The theme for the Enigma exhibition was ‘Victorian Life’ – an era of contradiction. A major influence on the era came from the Industrial Revolution, which contributed to producing the ‘opposites’ of extreme wealth and extreme poverty, grandeur and squalor. TAG worked with the group to create this art installation of individually made artwork. The idea of the box as a container was challenging for the group. The work developed as the artist-participant discovered new textures and objects; revisiting the Victorian age through images of industrial architecture, shipping, the words of Dickens and Lewis Carroll, the scents of jasmine, lavender and rose, the menus of afternoon tea, fabrics, photographs and words.

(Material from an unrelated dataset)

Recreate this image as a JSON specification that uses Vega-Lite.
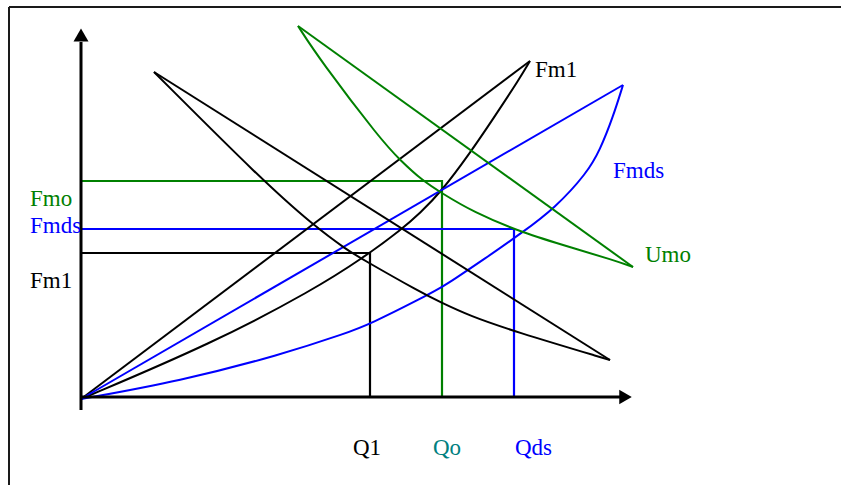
{
  "$schema": "https://vega.github.io/schema/vega-lite/v6.json",
  "width": 841,
  "height": 485,
  "padding": 0,
  "autosize": {"type": "none"},
  "background": "white",
  "config": {"view": {"stroke": null}},
  "datasets": {
    "curves": [
      {"curve": "a", "group": "Fm1", "q": 0, "p": 0},
      {"curve": "a", "group": "Fm1", "q": 449, "p": 338},
      {"curve": "b", "group": "Fm1", "q": 0, "p": 0},
      {"curve": "b", "group": "Fm1", "q": 132, "p": 56},
      {"curve": "b", "group": "Fm1", "q": 232, "p": 109},
      {"curve": "b", "group": "Fm1", "q": 282, "p": 141},
      {"curve": "b", "group": "Fm1", "q": 321, "p": 170},
      {"curve": "b", "group": "Fm1", "q": 339, "p": 186},
      {"curve": "b", "group": "Fm1", "q": 360, "p": 207},
      {"curve": "b", "group": "Fm1", "q": 389, "p": 246},
      {"curve": "b", "group": "Fm1", "q": 412, "p": 280},
      {"curve": "b", "group": "Fm1", "q": 439, "p": 321},
      {"curve": "b", "group": "Fm1", "q": 449, "p": 338},
      {"curve": "c", "group": "Fmds", "q": 0, "p": 0},
      {"curve": "c", "group": "Fmds", "q": 542, "p": 314},
      {"curve": "d", "group": "Fmds", "q": 0, "p": 0},
      {"curve": "d", "group": "Fmds", "q": 99, "p": 18},
      {"curve": "d", "group": "Fmds", "q": 199, "p": 44},
      {"curve": "d", "group": "Fmds", "q": 266, "p": 66},
      {"curve": "d", "group": "Fmds", "q": 289, "p": 75},
      {"curve": "d", "group": "Fmds", "q": 339, "p": 100},
      {"curve": "d", "group": "Fmds", "q": 361, "p": 112},
      {"curve": "d", "group": "Fmds", "q": 372, "p": 119},
      {"curve": "d", "group": "Fmds", "q": 402, "p": 139},
      {"curve": "d", "group": "Fmds", "q": 442, "p": 167},
      {"curve": "d", "group": "Fmds", "q": 474, "p": 191},
      {"curve": "d", "group": "Fmds", "q": 506, "p": 226},
      {"curve": "d", "group": "Fmds", "q": 519, "p": 249},
      {"curve": "d", "group": "Fmds", "q": 532, "p": 282},
      {"curve": "d", "group": "Fmds", "q": 542, "p": 314},
      {"curve": "e", "group": "Umo", "q": 217, "p": 373},
      {"curve": "e", "group": "Umo", "q": 552, "p": 132},
      {"curve": "f", "group": "Umo", "q": 217, "p": 373},
      {"curve": "f", "group": "Umo", "q": 239, "p": 339},
      {"curve": "f", "group": "Umo", "q": 300, "p": 259},
      {"curve": "f", "group": "Umo", "q": 319, "p": 239},
      {"curve": "f", "group": "Umo", "q": 342, "p": 218},
      {"curve": "f", "group": "Umo", "q": 359, "p": 207},
      {"curve": "f", "group": "Umo", "q": 392, "p": 187},
      {"curve": "f", "group": "Umo", "q": 442, "p": 166},
      {"curve": "f", "group": "Umo", "q": 492, "p": 151},
      {"curve": "f", "group": "Umo", "q": 532, "p": 139},
      {"curve": "f", "group": "Umo", "q": 552, "p": 132},
      {"curve": "g", "group": "Fm1", "q": 73, "p": 327},
      {"curve": "g", "group": "Fm1", "q": 529, "p": 39},
      {"curve": "h", "group": "Fm1", "q": 73, "p": 327},
      {"curve": "h", "group": "Fm1", "q": 182, "p": 218},
      {"curve": "h", "group": "Fm1", "q": 232, "p": 174},
      {"curve": "h", "group": "Fm1", "q": 266, "p": 149},
      {"curve": "h", "group": "Fm1", "q": 281, "p": 140},
      {"curve": "h", "group": "Fm1", "q": 339, "p": 107},
      {"curve": "h", "group": "Fm1", "q": 359, "p": 97},
      {"curve": "h", "group": "Fm1", "q": 389, "p": 83},
      {"curve": "h", "group": "Fm1", "q": 432, "p": 68},
      {"curve": "h", "group": "Fm1", "q": 529, "p": 39}
    ],
    "guides": [
      {"group": "Fm1", "k": 0, "q": 0, "p": 146},
      {"group": "Fm1", "k": 1, "q": 289, "p": 146},
      {"group": "Fm1", "k": 2, "q": 289, "p": 2},
      {"group": "Umo", "k": 0, "q": 0, "p": 218},
      {"group": "Umo", "k": 1, "q": 361, "p": 218},
      {"group": "Umo", "k": 2, "q": 361, "p": 2},
      {"group": "Fmds", "k": 0, "q": 0, "p": 170},
      {"group": "Fmds", "k": 1, "q": 433, "p": 170},
      {"group": "Fmds", "k": 2, "q": 433, "p": 2}
    ],
    "rules": [
      {"kind": "axis", "q": 0, "q2": 540, "p": 2, "p2": 2},
      {"kind": "axis", "q": 0, "q2": 0, "p": -11, "p2": 357},
      {"kind": "frame", "q": -72, "q2": 770, "p": 392, "p2": 392},
      {"kind": "frame", "q": -72, "q2": -72, "p": 392, "p2": -95}
    ],
    "arrows": [
      {"dir": "right", "q": 544.5, "p": 2},
      {"dir": "up", "q": 0, "p": 364}
    ],
    "labels": [
      {"text": "Fmo", "group": "Umo", "q": -51, "p": 193},
      {"text": "Fmds", "group": "Fmds", "q": -51, "p": 166},
      {"text": "Fm1", "group": "Fm1", "q": -51, "p": 111},
      {"text": "Q1", "group": "Fm1", "q": 272, "p": -56},
      {"text": "Qo", "group": "Qo", "q": 352, "p": -56},
      {"text": "Qds", "group": "Fmds", "q": 434, "p": -56},
      {"text": "Fm1", "group": "Fm1", "q": 454, "p": 322},
      {"text": "Fmds", "group": "Fmds", "q": 532, "p": 221},
      {"text": "Umo", "group": "Umo", "q": 564, "p": 137}
    ]
  },
  "encoding": {
    "x": {"field": "q", "type": "quantitative", "scale": {"domain": [-81, 760], "nice": false, "zero": false}, "axis": null},
    "y": {"field": "p", "type": "quantitative", "scale": {"domain": [-86, 399], "nice": false, "zero": false}, "axis": null}
  },
  "layer": [
    {
      "data": {"name": "rules"},
      "transform": [{"filter": "datum.kind === 'frame'"}],
      "mark": {"type": "rule", "color": "#1a1a1a", "strokeWidth": 2},
      "encoding": {
        "x2": {"field": "q2"},
        "y2": {"field": "p2"}
      }
    },
    {
      "data": {"name": "guides"},
      "mark": {"type": "line", "strokeWidth": 2.2, "interpolate": "linear"},
      "encoding": {
        "order": {"field": "k", "type": "quantitative"},
        "detail": {"field": "group"},
        "color": {"field": "group", "type": "nominal", "scale": {"domain": ["Fm1", "Fmds", "Umo", "Qo"], "range": ["#000000", "#0000FF", "#008000", "#008080"]}, "legend": null}
      }
    },
    {
      "data": {"name": "curves"},
      "mark": {"type": "line", "strokeWidth": 2, "interpolate": "basis"},
      "encoding": {
        "detail": {"field": "curve"},
        "color": {"field": "group", "type": "nominal", "scale": {"domain": ["Fm1", "Fmds", "Umo", "Qo"], "range": ["#000000", "#0000FF", "#008000", "#008080"]}, "legend": null}
      }
    },
    {
      "data": {"name": "rules"},
      "transform": [{"filter": "datum.kind === 'axis'"}],
      "mark": {"type": "rule", "color": "#000000", "strokeWidth": 3},
      "encoding": {
        "x2": {"field": "q2"},
        "y2": {"field": "p2"}
      }
    },
    {
      "data": {"name": "arrows"},
      "transform": [{"filter": "datum.dir === 'right'"}],
      "mark": {"type": "point", "shape": "triangle-right", "size": 210, "filled": true, "color": "#000000", "opacity": 1, "strokeWidth": 0}
    },
    {
      "data": {"name": "arrows"},
      "transform": [{"filter": "datum.dir === 'up'"}],
      "mark": {"type": "point", "shape": "triangle-up", "size": 225, "filled": true, "color": "#000000", "opacity": 1, "strokeWidth": 0}
    },
    {
      "data": {"name": "labels"},
      "mark": {"type": "text", "align": "left", "baseline": "alphabetic", "font": "Liberation Serif", "fontSize": 23},
      "encoding": {
        "text": {"field": "text"},
        "color": {"field": "group", "type": "nominal", "scale": {"domain": ["Fm1", "Fmds", "Umo", "Qo"], "range": ["#000000", "#0000FF", "#008000", "#008080"]}, "legend": null}
      }
    }
  ]
}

The following paragraph was written by one of the participants, and shows just how valuable the project was:
“The Sudley Art project saved me from Christmas, gave me a reason to keep going and something to look forward to. It also reignited my love of art, creating and learning – in a superb and inspiring environment. The Sudley staff were so welcoming and friendly and our group were helpful, encouraging and very understanding…”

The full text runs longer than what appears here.